## The exercise
Find each line with the word "this" and copy it.

## Dataset records
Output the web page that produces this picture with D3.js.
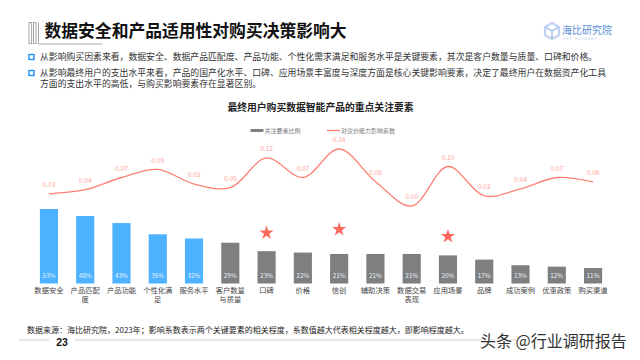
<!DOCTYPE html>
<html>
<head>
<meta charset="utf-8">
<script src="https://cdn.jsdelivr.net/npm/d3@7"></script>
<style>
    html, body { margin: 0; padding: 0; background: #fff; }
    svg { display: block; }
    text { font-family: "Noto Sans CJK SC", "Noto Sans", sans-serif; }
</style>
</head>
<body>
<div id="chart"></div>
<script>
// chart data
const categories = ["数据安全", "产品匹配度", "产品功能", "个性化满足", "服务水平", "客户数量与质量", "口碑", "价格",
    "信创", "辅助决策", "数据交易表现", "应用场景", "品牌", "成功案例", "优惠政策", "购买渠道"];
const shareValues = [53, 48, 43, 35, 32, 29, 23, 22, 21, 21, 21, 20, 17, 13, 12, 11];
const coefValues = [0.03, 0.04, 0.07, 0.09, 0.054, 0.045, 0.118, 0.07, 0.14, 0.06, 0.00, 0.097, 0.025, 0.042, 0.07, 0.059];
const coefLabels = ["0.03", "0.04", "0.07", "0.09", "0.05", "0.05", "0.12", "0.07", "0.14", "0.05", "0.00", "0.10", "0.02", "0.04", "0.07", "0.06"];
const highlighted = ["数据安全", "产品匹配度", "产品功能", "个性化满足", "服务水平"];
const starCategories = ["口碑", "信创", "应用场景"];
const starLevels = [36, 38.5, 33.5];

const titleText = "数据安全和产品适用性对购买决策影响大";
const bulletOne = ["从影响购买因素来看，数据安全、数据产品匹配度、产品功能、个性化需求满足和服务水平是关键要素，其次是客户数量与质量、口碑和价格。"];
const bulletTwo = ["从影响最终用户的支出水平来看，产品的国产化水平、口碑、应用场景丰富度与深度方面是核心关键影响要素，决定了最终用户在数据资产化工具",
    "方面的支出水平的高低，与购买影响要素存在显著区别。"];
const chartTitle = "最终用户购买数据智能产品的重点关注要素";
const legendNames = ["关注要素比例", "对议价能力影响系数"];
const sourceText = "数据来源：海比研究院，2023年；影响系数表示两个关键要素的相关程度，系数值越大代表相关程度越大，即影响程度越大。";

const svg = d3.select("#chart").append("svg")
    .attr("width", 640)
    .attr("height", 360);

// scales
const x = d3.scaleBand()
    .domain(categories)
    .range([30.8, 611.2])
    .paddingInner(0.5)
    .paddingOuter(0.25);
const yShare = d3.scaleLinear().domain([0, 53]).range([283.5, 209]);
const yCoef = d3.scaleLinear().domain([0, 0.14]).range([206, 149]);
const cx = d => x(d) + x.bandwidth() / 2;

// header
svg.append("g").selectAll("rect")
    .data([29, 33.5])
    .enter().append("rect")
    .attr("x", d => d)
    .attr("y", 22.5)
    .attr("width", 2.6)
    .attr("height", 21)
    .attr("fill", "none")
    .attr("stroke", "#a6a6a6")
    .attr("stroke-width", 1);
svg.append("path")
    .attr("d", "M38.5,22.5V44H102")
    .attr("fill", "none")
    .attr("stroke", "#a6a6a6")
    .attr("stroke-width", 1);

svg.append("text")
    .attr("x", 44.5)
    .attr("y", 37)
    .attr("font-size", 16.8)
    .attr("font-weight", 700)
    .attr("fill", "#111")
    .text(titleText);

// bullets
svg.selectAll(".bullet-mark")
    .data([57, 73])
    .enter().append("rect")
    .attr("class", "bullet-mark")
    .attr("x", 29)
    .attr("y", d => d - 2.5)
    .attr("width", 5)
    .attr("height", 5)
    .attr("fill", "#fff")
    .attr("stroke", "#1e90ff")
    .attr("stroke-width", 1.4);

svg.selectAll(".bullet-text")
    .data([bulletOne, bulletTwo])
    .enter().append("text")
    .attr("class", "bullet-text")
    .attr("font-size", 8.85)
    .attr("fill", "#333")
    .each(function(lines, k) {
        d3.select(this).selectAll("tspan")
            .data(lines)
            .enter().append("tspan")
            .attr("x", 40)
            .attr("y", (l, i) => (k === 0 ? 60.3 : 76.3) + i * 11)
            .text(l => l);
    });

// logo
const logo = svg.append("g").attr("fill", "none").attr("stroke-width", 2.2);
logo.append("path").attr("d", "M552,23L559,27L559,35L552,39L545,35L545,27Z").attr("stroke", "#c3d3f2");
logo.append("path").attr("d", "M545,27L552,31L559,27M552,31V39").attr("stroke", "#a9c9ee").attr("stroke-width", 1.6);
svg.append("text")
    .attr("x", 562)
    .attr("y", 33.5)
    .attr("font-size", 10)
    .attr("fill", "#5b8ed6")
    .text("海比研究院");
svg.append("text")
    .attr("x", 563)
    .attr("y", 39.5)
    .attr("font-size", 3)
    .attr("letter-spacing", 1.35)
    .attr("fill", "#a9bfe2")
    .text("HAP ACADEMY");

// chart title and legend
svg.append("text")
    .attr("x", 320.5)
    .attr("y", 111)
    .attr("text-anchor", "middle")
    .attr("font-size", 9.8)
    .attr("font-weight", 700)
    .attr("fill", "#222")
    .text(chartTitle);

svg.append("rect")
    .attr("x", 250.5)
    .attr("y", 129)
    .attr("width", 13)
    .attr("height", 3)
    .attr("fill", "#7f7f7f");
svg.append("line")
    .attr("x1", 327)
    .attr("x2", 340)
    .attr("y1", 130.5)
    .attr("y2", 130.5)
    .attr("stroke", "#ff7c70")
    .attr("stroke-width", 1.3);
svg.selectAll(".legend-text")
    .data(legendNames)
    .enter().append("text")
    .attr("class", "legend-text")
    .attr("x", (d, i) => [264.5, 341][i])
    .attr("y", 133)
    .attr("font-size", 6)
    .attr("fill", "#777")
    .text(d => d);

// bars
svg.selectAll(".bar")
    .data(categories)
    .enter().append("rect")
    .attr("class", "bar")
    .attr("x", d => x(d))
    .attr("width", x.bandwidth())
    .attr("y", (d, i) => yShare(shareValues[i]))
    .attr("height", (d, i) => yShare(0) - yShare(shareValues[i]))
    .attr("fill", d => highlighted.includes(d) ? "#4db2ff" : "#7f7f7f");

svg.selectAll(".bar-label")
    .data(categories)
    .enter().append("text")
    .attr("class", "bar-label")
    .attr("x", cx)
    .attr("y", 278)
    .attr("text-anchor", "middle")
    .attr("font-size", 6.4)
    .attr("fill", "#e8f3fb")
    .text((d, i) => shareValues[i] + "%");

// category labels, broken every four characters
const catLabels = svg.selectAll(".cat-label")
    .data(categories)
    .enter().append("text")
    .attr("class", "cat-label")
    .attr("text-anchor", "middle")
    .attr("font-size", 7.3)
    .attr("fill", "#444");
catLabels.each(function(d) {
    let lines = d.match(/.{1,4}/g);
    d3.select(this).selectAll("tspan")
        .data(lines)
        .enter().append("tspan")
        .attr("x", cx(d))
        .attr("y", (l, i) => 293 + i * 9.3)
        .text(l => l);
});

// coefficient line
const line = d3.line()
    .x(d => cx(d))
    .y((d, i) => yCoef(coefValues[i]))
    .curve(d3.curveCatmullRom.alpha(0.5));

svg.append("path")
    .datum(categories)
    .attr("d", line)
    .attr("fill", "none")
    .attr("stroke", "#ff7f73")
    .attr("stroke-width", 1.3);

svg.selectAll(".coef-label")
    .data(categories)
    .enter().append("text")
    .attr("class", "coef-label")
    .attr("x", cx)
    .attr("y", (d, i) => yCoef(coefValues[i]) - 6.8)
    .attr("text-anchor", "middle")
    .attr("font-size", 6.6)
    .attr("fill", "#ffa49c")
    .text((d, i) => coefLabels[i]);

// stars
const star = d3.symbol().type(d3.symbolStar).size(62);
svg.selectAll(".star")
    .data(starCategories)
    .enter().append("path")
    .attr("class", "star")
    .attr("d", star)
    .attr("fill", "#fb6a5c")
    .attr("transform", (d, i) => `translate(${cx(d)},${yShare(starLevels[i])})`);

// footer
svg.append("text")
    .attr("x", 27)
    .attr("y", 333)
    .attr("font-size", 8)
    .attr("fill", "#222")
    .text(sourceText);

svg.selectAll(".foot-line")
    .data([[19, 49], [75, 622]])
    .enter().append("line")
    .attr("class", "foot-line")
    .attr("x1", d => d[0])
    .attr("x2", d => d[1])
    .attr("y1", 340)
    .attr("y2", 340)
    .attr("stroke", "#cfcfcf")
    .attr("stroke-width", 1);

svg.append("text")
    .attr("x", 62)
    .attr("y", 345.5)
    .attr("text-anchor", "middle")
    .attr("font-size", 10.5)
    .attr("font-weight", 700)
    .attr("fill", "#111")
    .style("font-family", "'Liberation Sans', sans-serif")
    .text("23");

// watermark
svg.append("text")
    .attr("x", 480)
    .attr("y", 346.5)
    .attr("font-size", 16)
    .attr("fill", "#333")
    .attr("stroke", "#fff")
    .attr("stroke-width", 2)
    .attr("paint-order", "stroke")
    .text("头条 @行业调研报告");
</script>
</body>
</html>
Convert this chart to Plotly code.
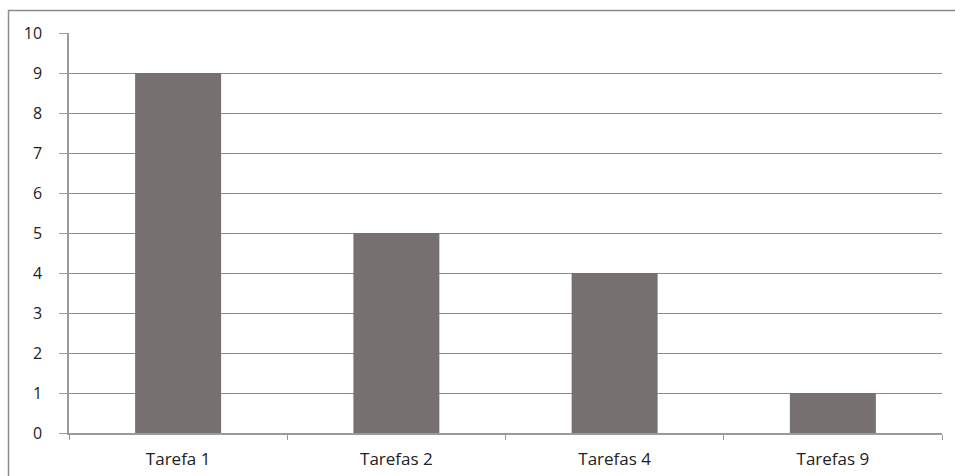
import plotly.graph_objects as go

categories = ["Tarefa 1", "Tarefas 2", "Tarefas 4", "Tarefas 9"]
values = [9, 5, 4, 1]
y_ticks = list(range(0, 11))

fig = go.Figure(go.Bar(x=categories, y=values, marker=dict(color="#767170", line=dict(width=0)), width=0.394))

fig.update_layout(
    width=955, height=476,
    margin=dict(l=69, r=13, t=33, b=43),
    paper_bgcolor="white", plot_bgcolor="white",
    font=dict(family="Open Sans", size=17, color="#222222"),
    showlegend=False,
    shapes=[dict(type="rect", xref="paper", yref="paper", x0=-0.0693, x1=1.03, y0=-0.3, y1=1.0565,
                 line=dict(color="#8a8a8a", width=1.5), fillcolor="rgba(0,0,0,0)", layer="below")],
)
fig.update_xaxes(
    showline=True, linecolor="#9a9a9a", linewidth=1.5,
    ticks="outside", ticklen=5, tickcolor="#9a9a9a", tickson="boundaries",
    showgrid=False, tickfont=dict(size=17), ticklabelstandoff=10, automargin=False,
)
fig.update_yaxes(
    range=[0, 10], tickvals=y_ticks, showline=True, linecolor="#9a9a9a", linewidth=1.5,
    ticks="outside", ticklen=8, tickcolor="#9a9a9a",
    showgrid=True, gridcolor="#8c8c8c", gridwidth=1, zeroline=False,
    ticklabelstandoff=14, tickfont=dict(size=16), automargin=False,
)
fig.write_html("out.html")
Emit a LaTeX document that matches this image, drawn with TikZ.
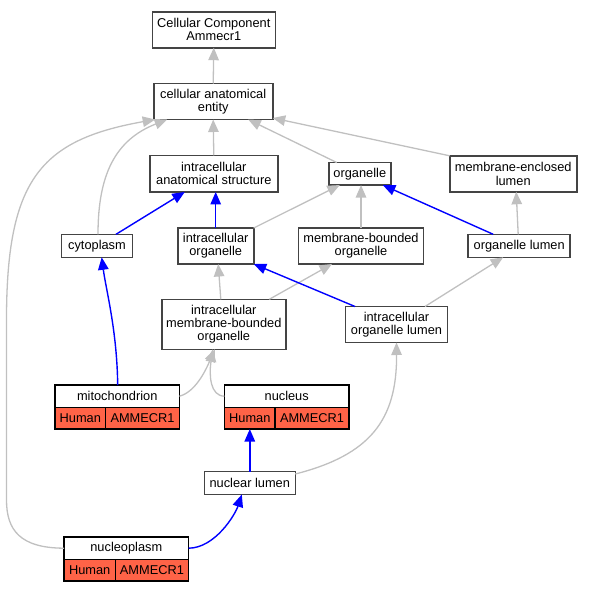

## Finished answer
Output the web page that produces this picture with D3.js.
        d3.select(this).selectAll("tspan")
    d3.select(this).selectAll("tspan")
Convert this chart to Plotly code.
Emit a LaTeX document that matches this image, drawn with TikZ.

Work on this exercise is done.